02/19/2021
OP-ED TO L.A. TIMES
by Nancy Becker Kennedy
March 15th; too little too late for people with disabilities and why did it take so long?
Dear Opinion Editor:
After excellent opeds and media coverage, people with disabilities will finally be eligible for Covid-19 vaccinations starting on March 15th. By that time, I think we could see some fatalities.
It took a major campaign of activism to get us to March 15th vaccinations, while other states immediately thought people with disabilities should be some of the first to be vaccinated. What happened in the state of California that made people with disabilities so disposable?
People with disabilities have never had an even chance since this pandemic began. We cannot last one day if a caregiver doesn't show up because they are in quarantine. Quarantine is something thousands of California's can survive . But a person with a disability can't last one day without a caregiver who stays at home to wait out the results of a covid test.

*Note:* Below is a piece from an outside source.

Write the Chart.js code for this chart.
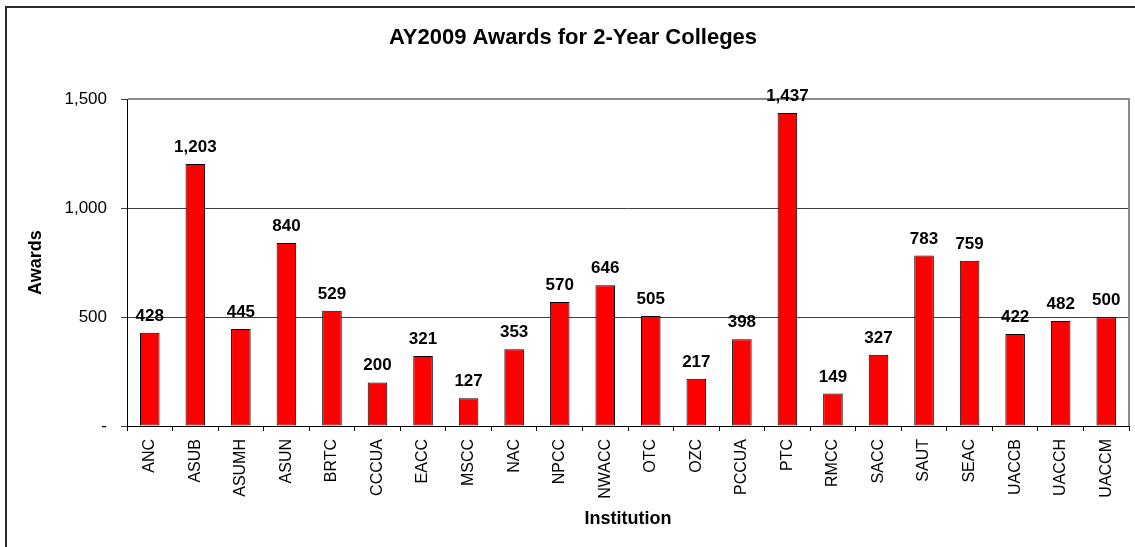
<!DOCTYPE html>
<html lang="en">
    <head>
        <meta charset="UTF-8">
        <title>AY2009 Awards for 2-Year Colleges</title>
        <script src="https://cdnjs.cloudflare.com/ajax/libs/Chart.js/4.4.1/chart.umd.min.js"></script>
        <style>
            html, body {
                margin: 0;
                padding: 0;
                background: #fff;
                overflow: hidden;
            }
            .frame {
                position: absolute;
                left: 5px;
                top: 6px;
                width: 1200px;
                height: 600px;
                border-left: 2px solid #2a2a2a;
                border-top: 2px solid #2a2a2a;
            }
            .wrap {
                position: absolute;
                left: 0;
                top: 0;
                width: 1135px;
                height: 547px;
            }
        </style>
    </head>
    <body>
        <div class="frame"></div>
        <div class="wrap">
            <canvas id="awardsChart" width="1135" height="547"></canvas>
        </div>
        <script>
            const institutions = ["ANC", "ASUB", "ASUMH", "ASUN", "BRTC", "CCCUA", "EACC", "MSCC", "NAC", "NPCC", "NWACC",
                "OTC", "OZC", "PCCUA", "PTC", "RMCC", "SACC", "SAUT", "SEAC", "UACCB", "UACCH", "UACCM"];
            const awards = [428, 1203, 445, 840, 529, 200, 321, 127, 353, 570, 646,
                505, 217, 398, 1437, 149, 327, 783, 759, 422, 482, 500];
            const yTicks = [0, 500, 1000, 1500];

            const fontFamily = "'Liberation Sans', Arial, sans-serif";

            function fmt(v) {
                return v === 0 ? "-" : v.toLocaleString("en-US");
            }

            // grey plot border on top/right, then the value labels above the bars
            const extras = {
                id: "extras",
                afterDraw(chart) {
                    const a = chart.chartArea;
                    const ctx = chart.ctx;
                    ctx.save();
                    ctx.strokeStyle = "#8c8c8c";
                    ctx.lineWidth = 2;
                    ctx.beginPath();
                    ctx.moveTo(a.left + 1, Math.round(a.top));
                    ctx.lineTo(Math.round(a.right), Math.round(a.top));
                    ctx.lineTo(Math.round(a.right), Math.round(a.bottom));
                    ctx.stroke();

                    const meta = chart.getDatasetMeta(0);
                    ctx.font = "bold 17px " + fontFamily;
                    ctx.fillStyle = "#000";
                    ctx.textAlign = "center";
                    ctx.textBaseline = "alphabetic";
                    meta.data.forEach(function (bar, i) {
                        ctx.fillText(fmt(awards[i]), bar.x, bar.y - 12);
                    });
                    ctx.restore();
                }
            };

            const chart = new Chart(document.getElementById("awardsChart"), {
                type: "bar",
                data: {
                    labels: institutions,
                    datasets: [
                        {
                            label: "Awards",
                            data: awards,
                            backgroundColor: "#ff0000",
                            borderColor: "#000",
                            borderWidth: 1,
                            borderSkipped: false,
                            barPercentage: 0.43,
                            categoryPercentage: 1
                        }
                    ]
                },
                options: {
                    responsive: false,
                    animation: false,
                    layout: {
                        padding: { left: 17, right: 6, top: 0, bottom: 0 }
                    },
                    plugins: {
                        legend: { display: false },
                        tooltip: { enabled: false },
                        title: {
                            display: true,
                            text: "AY2009 Awards for 2-Year Colleges",
                            color: "#000",
                            font: { family: fontFamily, size: 22, weight: "bold" },
                            padding: { top: 25, bottom: 48 }
                        }
                    },
                    scales: {
                        x: {
                            grid: {
                                offset: true,
                                drawOnChartArea: false,
                                tickLength: 5,
                                color: "#000"
                            },
                            border: { color: "#000", width: 1 },
                            ticks: {
                                autoSkip: false,
                                minRotation: 90,
                                maxRotation: 90,
                                padding: 8,
                                color: "#000",
                                font: { family: fontFamily, size: 16 }
                            },
                            title: {
                                display: true,
                                text: "Institution",
                                color: "#000",
                                font: { family: fontFamily, size: 18, weight: "bold" },
                                padding: { top: 0, bottom: 17 }
                            },
                            afterFit(scale) {
                                scale.height = 121;
                            }
                        },
                        y: {
                            min: 0,
                            max: 1500,
                            afterBuildTicks(scale) {
                                scale.ticks = yTicks.map(v => ({ value: v }));
                            },
                            grid: {
                                color: "#404040",
                                tickLength: 6
                            },
                            border: { color: "#000", width: 1 },
                            ticks: {
                                padding: 14,
                                color: "#000",
                                font: { family: fontFamily, size: 17 },
                                callback: function (v) { return fmt(v); }
                            },
                            title: {
                                display: true,
                                text: "Awards",
                                color: "#000",
                                font: { family: fontFamily, size: 18, weight: "bold" },
                                padding: { top: 8, bottom: 0 }
                            },
                            afterFit(scale) {
                                scale.width = 110;
                            }
                        }
                    }
                },
                plugins: [extras]
            });
        </script>
    </body>
</html>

Here's what happened to me A human face you can put on thousands of people with disabilities in California.
My weekly terrorism is coming to an end because both my caregivers and I are having our vaccinations! In our group, it was scary that anybody could come up positive any day and I could lose my ability to stay in my beautiful home.
The special terrorism for people with disabilities is that a majority of able bodied people can live out Covid, albeit miserably at times, but most can tough it out at home. Not so for people with disabilities.
We can likely, if we are single, be sent on a day's notice to a nursing home where our chances of dying are greatly increased and accelerated.
My fresh-faced social worker told my caregiver, who was going nuts trying to save me from a nursing home, "Nancy can just call 911 if she can't find a worker. But my beloved caregiver knows what that means.
She knows because I was minutes away from a nursing home - being sent by the fresh faced social worker when my caregiver did way more than she was able to come home for me when the ambulance came, so I wouldn't go nursing home
I went for a covid test that came out negative, but still, the agency that had been providing me all of my caregivers, dropped me as a client minutes before I was to be going home from the hospital, leaving me with a nursing facility as my only option.
I will never forget that chilling choice I had to make on the exit before mine on the Pasadena Freeway . I was just going to sleep overnight at my home for one last time but then when I got home, I decided I would not be railroaded into a nursing home against my rights under the Olmstead Supreme Court decision, and we made a crazy decision to pull it together at my house.
I thought the word handicap in golf meant you gave somebody a break because they had a special problem but not in the state of California. If you don't have high roller lobbyist you don't get an even chance to deal with a covid diagnosis. You are dropped on a day's notice by the support system you can't live without for a day. You can not quarantine by yourself yet you are not considered worthy of a vaccine priority. I just got it because I'm over 65. What about a young medically fragile person with a disability who's under 65?
The only way an IHSS "Home" can be in peace is if both consumer and provider have vaccinations. No justice: no peace – literally! And it can be even worse : No justice no life for the person with a disability who may not even be sick to begin with.
When did California decide that people with disabilities were to be throw aways and their caregivers to receive vaccinations?
There was a time that In-Home Supportive Services was about caring for seniors and people with disabilities and giving them the freedom to live outside of institutions. We used to have champions in the legislature but they are gone now and replaced by legislators who receive campaign contributions so large and fundamental that they virtually put these legislators in their seats.
The IHSS worker Union and disabled activists originally partnered together but now people with disabilities feel betrayed after so many legislative changes were made without us at the table and harming us.
The IHSS program was once a Health and Human Service Agency serving seniors and people with disabilities. Legislators used to care about how seniors and people with disabilities were doing. Now when they hear about IHSS they want to know what the union wants. Now these legislators almost never ask what people with disabilities want or need. Instead we feel tossed away and treated like commodities; like products on a shelf
I wrote a Union leader, saying, "You have all the power and we have none. So, I am beseeching you to please remember people with disabilities when you fight for vaccines for IHSS workers". She said she would, but then what happened?
We have become powerless throwaways in the state of California. Is it too much to ask that the Governor, Legislators, and Health and Human Service Agencies ask again like our champions of old, Senators Milton Marks, Wesley Chesbro, Sandre Swanson, Mariko Yamada, and other compassionate lawmakers, "How are people with disabilities doing?"